Recent work in Genetic Programming (GP) has been dedicated to the definition of methods based on the semantics of the solutions. Among the existing semantic-based methods, one of the most recent methods is based on the definition of particular genetic operators, called geometric semantic genetic operators, that have precise consequences on the semantics of the individuals. This GP variant, known as Geometric Semantic GP (GSGP), has shown very interesting results for a vast set of complex real-life applications in several domains, consistently outperforming standard GP on all of them. Nevertheless, an important problem affects GSGP: the geometric semantic operators, by construction, generate individuals that are larger than their parents, leading rapidly to unmanageable populations unless very specific implementation is used. Also, the very big dimension of the individuals makes it difficult to read and understand the final solution, practically turning GP into a black box system. To limit this important drawback of GSGP, in this paper we proposed a method (called elitist system) in which a newly created individual is accepted as a member of the new population only if it has a fitness that is better than the fitness of the parents. A preliminary experimental analysis, presented in the first part of the paper, has shown that in GSGP several applications of the genetic operators do not produce offspring that are better than their parents (in particular for crossover). This fact has encouraged us to pursue the research and implement the proposed elitist system.

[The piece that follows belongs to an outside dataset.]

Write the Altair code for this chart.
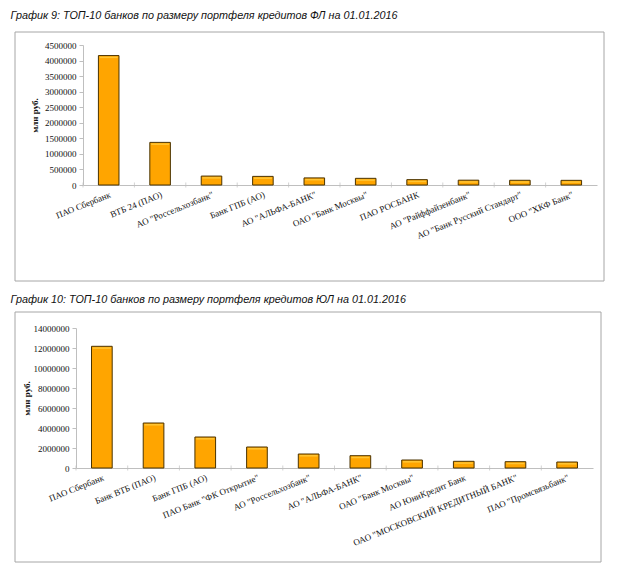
import altair as alt
import pandas as pd

# ---- data ----
banks_fl = ['ПАО Сбербанк', 'ВТБ 24 (ПАО)', 'АО "Россельхозбанк"', 'Банк ГПБ (АО)',
            'АО "АЛЬФА-БАНК"', 'ОАО "Банк Москвы"', 'ПАО РОСБАНК',
            'АО "Райффайзенбанк"', 'АО "Банк Русский Стандарт"', 'ООО "ХКФ Банк"']
values_fl = [4160000, 1370000, 287000, 277000, 228000, 214000, 172000, 155000, 152000, 150000]

banks_ul = ['ПАО Сбербанк', 'Банк ВТБ (ПАО)', 'Банк ГПБ (АО)', 'ПАО Банк "ФК Открытие"',
            'АО "Россельхозбанк"', 'АО "АЛЬФА-БАНК"', 'ОАО "Банк Москвы"',
            'АО ЮниКредит Банк', 'ОАО "МОСКОВСКИЙ КРЕДИТНЫЙ БАНК"', 'ПАО "Промсвязьбанк"']
values_ul = [12170000, 4500000, 3100000, 2100000, 1400000, 1230000, 800000, 670000, 630000, 600000]

ticks_fl = [0, 500000, 1000000, 1500000, 2000000, 2500000, 3000000, 3500000, 4000000, 4500000]
ticks_ul = [0, 2000000, 4000000, 6000000, 8000000, 10000000, 12000000, 14000000]

title_fl = 'График 9: ТОП-10 банков по размеру портфеля кредитов ФЛ на 01.01.2016'
title_ul = 'График 10: ТОП-10 банков по размеру портфеля кредитов ЮЛ на 01.01.2016'
y_title = 'млн руб.'

SERIF = 'Liberation Serif'
AXIS_GRAY = '#BFBFBF'


def panel(banks, values, ticks, title, w, h, xrange, yoff, frame, title_offset, y_pad):
    df = pd.DataFrame({'bank': banks, 'value': values})
    xscale = alt.Scale(paddingInner=0, paddingOuter=0, range=xrange)
    yscale = alt.Scale(domain=[ticks[0], ticks[-1]], nice=False)
    xaxis = alt.Axis(labelAngle=338, labelAlign='right', labelBaseline='top',
                     labelFont=SERIF, labelFontSize=9, labelColor='#111',
                     labelLimit=400, labelPadding=5, ticks=False,
                     labelOverlap=False, domainColor=AXIS_GRAY)
    yaxis = alt.Axis(values=ticks, format='d', grid=False, offset=yoff,
                     labelOverlap=False, labelFlush=False,
                     labelFont=SERIF, labelFontSize=9, labelColor='#111',
                     titleFont=SERIF, titleFontSize=9, titleFontWeight='bold',
                     titleColor='#111', titlePadding=y_pad,
                     tickColor=AXIS_GRAY, tickSize=4, domainColor=AXIS_GRAY,
                     labelPadding=3)
    xenc = alt.X('bank:N', sort=banks, title=None, scale=xscale, axis=xaxis)
    yenc = alt.Y('value:Q', title=y_title, scale=yscale, axis=yaxis)
    fx0, fx1, fy0, fy1 = frame
    box = alt.Chart(pd.DataFrame({'k': [0]})).mark_rect(
        filled=False, stroke='#A6A6A6', strokeWidth=1
    ).encode(x=alt.value(fx0), x2=alt.value(fx1), y=alt.value(fy0), y2=alt.value(fy1))
    bars = alt.Chart(df).mark_bar(
        width=alt.RelativeBandSize(0.4), color='#FFA500', stroke='#4A3300', strokeWidth=1
    ).encode(x=xenc, y=yenc)
    shine = alt.Chart(df).mark_tick(
        orient='horizontal', color='#FFD34A', size=18, thickness=1.5, yOffset=1.8
    ).encode(x=xenc, y=yenc)
    tickm = alt.Chart(df).mark_tick(orient='vertical', color=AXIS_GRAY, size=5, thickness=1).encode(
        x=alt.X('bank:N', sort=banks, title=None, bandPosition=0, scale=xscale, axis=xaxis),
        y=alt.YDatum(0, title=y_title, scale=yscale, axis=yaxis))
    return alt.layer(box, bars, shine, tickm).properties(
        width=w, height=h,
        title=alt.TitleParams(title, anchor='start', frame='bounds', font='Liberation Sans',
                              fontStyle='italic', fontWeight='normal', fontSize=10.8,
                              color='#111', offset=title_offset, dx=-4))


c1 = panel(banks_fl, values_fl, ticks_fl, title_fl, 514, 140, [0, 514], 0,
           (-68, 521, -13, 236), 11, 5)
c2 = panel(banks_ul, values_ul, ticks_ul, title_ul, 510, 140, [-7, 510], 7,
           (-68, 518, -16, 234), 7, 2)

chart = alt.vconcat(c1, c2, spacing=11).properties(
    background='white',
    padding={'left': 2, 'top': 1, 'right': 2, 'bottom': 2}
).configure_view(stroke='transparent', strokeWidth=0)

chart.save('out.html', embed_options={'renderer': 'svg', 'actions': False})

The experimental results that we have presented in the central part of the paper have shown that the proposed elitist system produces individuals of comparable quality to the ones obtained with standard GSGP. The final part of the paper was dedicated to a comparison between the size of the individuals maintained in the population by the proposed elitist method and the ones of GSGP. This study, besides confirming, as it was expected, that the proposed elitist method creates smaller individuals, has also indicated that the individuals evolved by the elitist method maintain a manageable size at least until generation
A lot of future work is planned on this research track, with the final objective of defining a GSGP system able to maintain the same geometric properties of the current one, but in which individuals do not steadily grow during the evolution. If, on the one hand, it is important to further test the elitist method proposed in this paper on several other applications, possibly in conjunction with several other improvements, on the other hand simplification methods aimed at maintaining optimized expressions in the population deserve investigation. Extending the achievements obtained so far by GSGP on symbolic regression to other kinds of application is also a priority. Geometric semantic genetic operators for different applicative domains, like Boolean problems and classification, were already defined in the original work of Moraglio and coauthors and have been later further refined by the same authors. We are currently working toward the definition of geometric semantic operators for applications in the field of pattern reconstruction, like the artificial ant on the Santa Fe trail. Preliminary experimental results seem to indicate that the proposed elitist method may be particularly useful for these new operators. Last but not least, the most ambitious task of this research track remains to be the definition of new geometric semantic operators that, while maintaining the same geometric properties of the current ones, do not create individuals that are larger than their parents. An important first step has already been taken by Moraglio and collaborators, with the definition of such operators for the particular domain of basis functions. An extension of this result to functions of any possible shape is one of the main objectives of our current research.
The authors declare that there is no conflict of interests regarding the publication of this paper.
This work was supported by national funds through FCT under Contract MassGP (PTDC/EEI-CTP/2975/2012), Portugal.